:: Stored rows ::
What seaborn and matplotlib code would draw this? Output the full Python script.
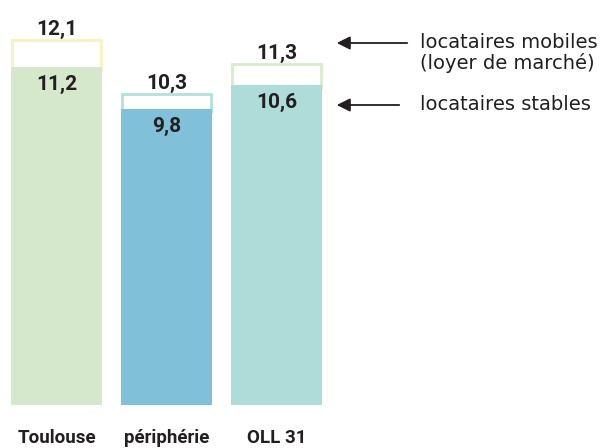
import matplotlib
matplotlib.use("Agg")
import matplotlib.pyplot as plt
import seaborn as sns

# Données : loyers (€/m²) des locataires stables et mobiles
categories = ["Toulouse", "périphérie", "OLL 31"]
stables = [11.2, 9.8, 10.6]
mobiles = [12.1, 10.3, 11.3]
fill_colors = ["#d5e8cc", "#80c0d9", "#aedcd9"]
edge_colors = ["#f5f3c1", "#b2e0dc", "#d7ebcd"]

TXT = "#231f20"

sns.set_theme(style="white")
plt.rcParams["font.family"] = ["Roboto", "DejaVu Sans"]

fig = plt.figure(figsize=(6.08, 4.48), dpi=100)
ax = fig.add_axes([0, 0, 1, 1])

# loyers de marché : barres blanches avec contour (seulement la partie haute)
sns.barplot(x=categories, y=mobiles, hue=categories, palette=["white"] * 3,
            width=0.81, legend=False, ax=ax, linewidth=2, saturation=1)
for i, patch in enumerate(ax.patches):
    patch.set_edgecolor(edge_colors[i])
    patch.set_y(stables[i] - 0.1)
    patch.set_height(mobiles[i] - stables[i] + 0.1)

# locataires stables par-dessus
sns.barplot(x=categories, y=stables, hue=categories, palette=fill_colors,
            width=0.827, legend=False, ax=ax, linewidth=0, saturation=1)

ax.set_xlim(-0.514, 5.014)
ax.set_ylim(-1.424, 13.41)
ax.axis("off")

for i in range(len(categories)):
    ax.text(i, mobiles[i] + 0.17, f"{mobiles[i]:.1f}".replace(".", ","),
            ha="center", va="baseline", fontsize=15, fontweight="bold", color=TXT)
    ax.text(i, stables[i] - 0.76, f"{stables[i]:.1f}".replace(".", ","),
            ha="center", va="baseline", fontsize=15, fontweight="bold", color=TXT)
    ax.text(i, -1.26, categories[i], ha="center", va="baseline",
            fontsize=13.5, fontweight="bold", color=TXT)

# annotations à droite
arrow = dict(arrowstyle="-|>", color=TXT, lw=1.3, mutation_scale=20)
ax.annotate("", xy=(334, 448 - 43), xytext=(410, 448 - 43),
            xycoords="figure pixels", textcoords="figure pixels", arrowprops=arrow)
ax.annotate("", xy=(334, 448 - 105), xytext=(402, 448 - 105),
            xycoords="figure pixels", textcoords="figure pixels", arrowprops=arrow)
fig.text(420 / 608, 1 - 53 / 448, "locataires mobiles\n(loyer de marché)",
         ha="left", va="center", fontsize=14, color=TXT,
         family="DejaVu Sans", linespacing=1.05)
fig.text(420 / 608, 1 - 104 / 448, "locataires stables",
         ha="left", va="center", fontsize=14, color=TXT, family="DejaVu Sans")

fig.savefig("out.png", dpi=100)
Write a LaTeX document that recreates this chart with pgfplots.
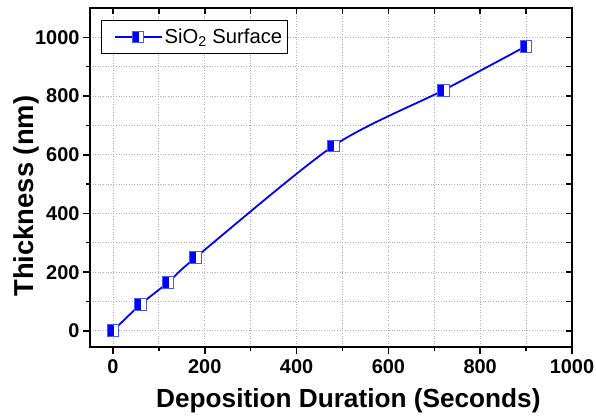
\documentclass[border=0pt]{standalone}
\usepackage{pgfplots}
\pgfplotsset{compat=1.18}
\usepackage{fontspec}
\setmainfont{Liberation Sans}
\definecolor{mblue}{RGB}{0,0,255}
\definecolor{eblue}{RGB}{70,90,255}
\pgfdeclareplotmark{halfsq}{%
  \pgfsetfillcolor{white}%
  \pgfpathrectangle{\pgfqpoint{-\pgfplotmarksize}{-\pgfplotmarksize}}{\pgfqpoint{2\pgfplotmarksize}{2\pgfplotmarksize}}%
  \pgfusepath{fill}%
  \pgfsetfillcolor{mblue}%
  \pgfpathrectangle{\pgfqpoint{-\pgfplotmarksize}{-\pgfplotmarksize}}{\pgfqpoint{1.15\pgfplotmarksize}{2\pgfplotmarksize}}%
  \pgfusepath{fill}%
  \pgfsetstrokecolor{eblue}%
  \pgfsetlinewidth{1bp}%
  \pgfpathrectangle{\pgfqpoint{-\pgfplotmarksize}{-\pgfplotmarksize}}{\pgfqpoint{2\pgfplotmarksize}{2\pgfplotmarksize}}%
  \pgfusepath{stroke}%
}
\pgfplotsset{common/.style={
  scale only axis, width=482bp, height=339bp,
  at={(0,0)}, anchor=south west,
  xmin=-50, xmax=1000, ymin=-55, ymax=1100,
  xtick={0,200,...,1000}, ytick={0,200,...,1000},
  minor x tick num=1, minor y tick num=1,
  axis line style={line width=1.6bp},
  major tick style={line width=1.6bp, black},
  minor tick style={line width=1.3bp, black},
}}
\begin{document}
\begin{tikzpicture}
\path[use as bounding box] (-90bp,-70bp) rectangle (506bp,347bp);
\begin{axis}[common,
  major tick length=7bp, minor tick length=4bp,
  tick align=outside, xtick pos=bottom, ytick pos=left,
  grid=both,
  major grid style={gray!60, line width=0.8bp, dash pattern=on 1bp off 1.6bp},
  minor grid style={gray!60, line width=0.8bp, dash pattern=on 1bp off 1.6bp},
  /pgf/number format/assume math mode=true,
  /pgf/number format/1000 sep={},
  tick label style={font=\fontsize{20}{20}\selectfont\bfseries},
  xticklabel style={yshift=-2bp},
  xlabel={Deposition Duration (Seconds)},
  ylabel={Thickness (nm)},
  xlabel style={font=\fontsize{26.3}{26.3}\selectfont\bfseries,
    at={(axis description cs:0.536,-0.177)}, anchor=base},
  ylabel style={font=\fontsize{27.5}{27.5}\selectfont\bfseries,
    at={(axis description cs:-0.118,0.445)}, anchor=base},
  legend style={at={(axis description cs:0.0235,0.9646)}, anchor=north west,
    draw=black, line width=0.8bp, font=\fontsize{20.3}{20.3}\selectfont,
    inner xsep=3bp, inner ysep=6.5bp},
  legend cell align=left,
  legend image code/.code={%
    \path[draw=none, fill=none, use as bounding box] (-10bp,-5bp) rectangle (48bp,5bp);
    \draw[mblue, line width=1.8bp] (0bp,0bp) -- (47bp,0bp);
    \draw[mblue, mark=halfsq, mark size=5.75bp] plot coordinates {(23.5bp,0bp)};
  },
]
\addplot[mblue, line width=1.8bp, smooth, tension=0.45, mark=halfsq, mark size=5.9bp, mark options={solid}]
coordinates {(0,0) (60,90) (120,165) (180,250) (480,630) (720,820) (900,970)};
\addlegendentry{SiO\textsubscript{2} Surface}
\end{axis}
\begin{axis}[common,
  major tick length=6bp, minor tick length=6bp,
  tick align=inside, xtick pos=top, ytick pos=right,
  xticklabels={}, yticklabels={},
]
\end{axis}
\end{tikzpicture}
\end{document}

:: Exercise directions ::
Print each entry shown above with exact wording and no pictures.

:: Solved problem ::
What seaborn and matplotlib code would draw this? Output the full Python script.
import matplotlib
matplotlib.use("Agg")
import matplotlib.pyplot as plt
import seaborn as sns

# Données : loyers (€/m²) des locataires stables et mobiles
categories = ["Toulouse", "périphérie", "OLL 31"]
stables = [11.2, 9.8, 10.6]
mobiles = [12.1, 10.3, 11.3]
fill_colors = ["#d5e8cc", "#80c0d9", "#aedcd9"]
edge_colors = ["#f5f3c1", "#b2e0dc", "#d7ebcd"]

TXT = "#231f20"

sns.set_theme(style="white")
plt.rcParams["font.family"] = ["Roboto", "DejaVu Sans"]

fig = plt.figure(figsize=(6.08, 4.48), dpi=100)
ax = fig.add_axes([0, 0, 1, 1])

# loyers de marché : barres blanches avec contour (seulement la partie haute)
sns.barplot(x=categories, y=mobiles, hue=categories, palette=["white"] * 3,
            width=0.81, legend=False, ax=ax, linewidth=2, saturation=1)
for i, patch in enumerate(ax.patches):
    patch.set_edgecolor(edge_colors[i])
    patch.set_y(stables[i] - 0.1)
    patch.set_height(mobiles[i] - stables[i] + 0.1)

# locataires stables par-dessus
sns.barplot(x=categories, y=stables, hue=categories, palette=fill_colors,
            width=0.827, legend=False, ax=ax, linewidth=0, saturation=1)

ax.set_xlim(-0.514, 5.014)
ax.set_ylim(-1.424, 13.41)
ax.axis("off")

for i in range(len(categories)):
    ax.text(i, mobiles[i] + 0.17, f"{mobiles[i]:.1f}".replace(".", ","),
            ha="center", va="baseline", fontsize=15, fontweight="bold", color=TXT)
    ax.text(i, stables[i] - 0.76, f"{stables[i]:.1f}".replace(".", ","),
            ha="center", va="baseline", fontsize=15, fontweight="bold", color=TXT)
    ax.text(i, -1.26, categories[i], ha="center", va="baseline",
            fontsize=13.5, fontweight="bold", color=TXT)

# annotations à droite
arrow = dict(arrowstyle="-|>", color=TXT, lw=1.3, mutation_scale=20)
ax.annotate("", xy=(334, 448 - 43), xytext=(410, 448 - 43),
            xycoords="figure pixels", textcoords="figure pixels", arrowprops=arrow)
ax.annotate("", xy=(334, 448 - 105), xytext=(402, 448 - 105),
            xycoords="figure pixels", textcoords="figure pixels", arrowprops=arrow)
fig.text(420 / 608, 1 - 53 / 448, "locataires mobiles\n(loyer de marché)",
         ha="left", va="center", fontsize=14, color=TXT,
         family="DejaVu Sans", linespacing=1.05)
fig.text(420 / 608, 1 - 104 / 448, "locataires stables",
         ha="left", va="center", fontsize=14, color=TXT, family="DejaVu Sans")

fig.savefig("out.png", dpi=100)
Write a LaTeX document that recreates this chart with pgfplots.
\documentclass[border=0pt]{standalone}
\usepackage{pgfplots}
\pgfplotsset{compat=1.18}
\usepackage{fontspec}
\setmainfont{Liberation Sans}
\definecolor{mblue}{RGB}{0,0,255}
\definecolor{eblue}{RGB}{70,90,255}
\pgfdeclareplotmark{halfsq}{%
  \pgfsetfillcolor{white}%
  \pgfpathrectangle{\pgfqpoint{-\pgfplotmarksize}{-\pgfplotmarksize}}{\pgfqpoint{2\pgfplotmarksize}{2\pgfplotmarksize}}%
  \pgfusepath{fill}%
  \pgfsetfillcolor{mblue}%
  \pgfpathrectangle{\pgfqpoint{-\pgfplotmarksize}{-\pgfplotmarksize}}{\pgfqpoint{1.15\pgfplotmarksize}{2\pgfplotmarksize}}%
  \pgfusepath{fill}%
  \pgfsetstrokecolor{eblue}%
  \pgfsetlinewidth{1bp}%
  \pgfpathrectangle{\pgfqpoint{-\pgfplotmarksize}{-\pgfplotmarksize}}{\pgfqpoint{2\pgfplotmarksize}{2\pgfplotmarksize}}%
  \pgfusepath{stroke}%
}
\pgfplotsset{common/.style={
  scale only axis, width=482bp, height=339bp,
  at={(0,0)}, anchor=south west,
  xmin=-50, xmax=1000, ymin=-55, ymax=1100,
  xtick={0,200,...,1000}, ytick={0,200,...,1000},
  minor x tick num=1, minor y tick num=1,
  axis line style={line width=1.6bp},
  major tick style={line width=1.6bp, black},
  minor tick style={line width=1.3bp, black},
}}
\begin{document}
\begin{tikzpicture}
\path[use as bounding box] (-90bp,-70bp) rectangle (506bp,347bp);
\begin{axis}[common,
  major tick length=7bp, minor tick length=4bp,
  tick align=outside, xtick pos=bottom, ytick pos=left,
  grid=both,
  major grid style={gray!60, line width=0.8bp, dash pattern=on 1bp off 1.6bp},
  minor grid style={gray!60, line width=0.8bp, dash pattern=on 1bp off 1.6bp},
  /pgf/number format/assume math mode=true,
  /pgf/number format/1000 sep={},
  tick label style={font=\fontsize{20}{20}\selectfont\bfseries},
  xticklabel style={yshift=-2bp},
  xlabel={Deposition Duration (Seconds)},
  ylabel={Thickness (nm)},
  xlabel style={font=\fontsize{26.3}{26.3}\selectfont\bfseries,
    at={(axis description cs:0.536,-0.177)}, anchor=base},
  ylabel style={font=\fontsize{27.5}{27.5}\selectfont\bfseries,
    at={(axis description cs:-0.118,0.445)}, anchor=base},
  legend style={at={(axis description cs:0.0235,0.9646)}, anchor=north west,
    draw=black, line width=0.8bp, font=\fontsize{20.3}{20.3}\selectfont,
    inner xsep=3bp, inner ysep=6.5bp},
  legend cell align=left,
  legend image code/.code={%
    \path[draw=none, fill=none, use as bounding box] (-10bp,-5bp) rectangle (48bp,5bp);
    \draw[mblue, line width=1.8bp] (0bp,0bp) -- (47bp,0bp);
    \draw[mblue, mark=halfsq, mark size=5.75bp] plot coordinates {(23.5bp,0bp)};
  },
]
\addplot[mblue, line width=1.8bp, smooth, tension=0.45, mark=halfsq, mark size=5.9bp, mark options={solid}]
coordinates {(0,0) (60,90) (120,165) (180,250) (480,630) (720,820) (900,970)};
\addlegendentry{SiO\textsubscript{2} Surface}
\end{axis}
\begin{axis}[common,
  major tick length=6bp, minor tick length=6bp,
  tick align=inside, xtick pos=top, ytick pos=right,
  xticklabels={}, yticklabels={},
]
\end{axis}
\end{tikzpicture}
\end{document}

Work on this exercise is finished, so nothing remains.